Automated internal linking that inserts links during article generation and retroactively updates older posts through the CMS API as new content publishes removes this manual step. When a new article goes live, the system scans existing posts for contextual link opportunities and inserts them without opening each post individually. For SEO consultants delivering published content with internal links already in place, this removes the most time-consuming part of the post-publication workflow.
Manual vs Automated Internal Linking Compared
Manual internal linking works well for blogs publishing under 8 posts per month with a content library under 50 pages. Beyond that threshold, the time cost of planning, inserting, and retroactively updating links across a growing library makes automation the more practical and reliable choice.
| Dimension | Manual Linking | Automated Linking |
|---|---|---|
| Time per new post | 15 to 25 minutes (research + insertion) | Under 1 minute (links inserted during generation) |
| Retroactive updates | Manual review of existing posts (10 min each) | Automatic via CMS API when new content publishes |
| Anchor text quality | Depends on the writer's attention and consistency | Rule-based generation with contextual variation |
| Link architecture planning | Separate spreadsheet or diagram maintained by hand | Generated from topical cluster map, updated automatically |
| Orphan page detection | Requires separate crawl tool (Screaming Frog, Ahrefs) | Continuous monitoring with flagged alerts |
| Scalability | Practical for under 8 posts per month | Scales to 100+ posts per month across multiple sites |
The cost comparison is worth spelling out. At an average of 20 minutes per post for manual link planning and insertion, plus 10 minutes per retroactive update across 3 older posts, a blog publishing 8 posts per month spends roughly 400 minutes (over 6 hours) per month on internal linking alone. That time cost grows linearly with publishing volume.

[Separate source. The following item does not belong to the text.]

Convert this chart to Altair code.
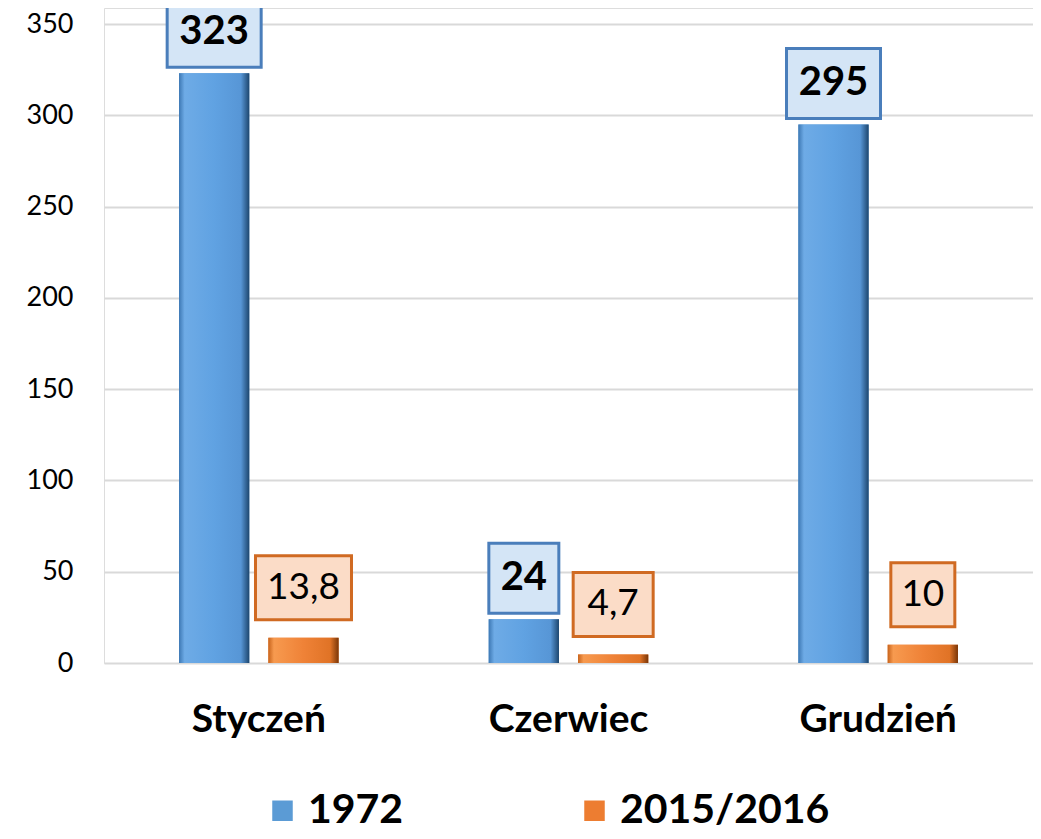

The six-stage pipeline from site analysis through to CMS publishing with internal links built into every step includes automated linking as a standard part of article generation, not an add-on. Three pricing tiers starting at £49 per month with internal linking included in every plan means the cost is fixed regardless of how many links the system inserts.
If your blog has fewer than 30 posts and you publish once a week, manual linking with a well-maintained spreadsheet is fine. If your content library is growing and your publishing cadence is increasing, the manual approach will fall behind. The links that do not get added are the ones that cost you rankings.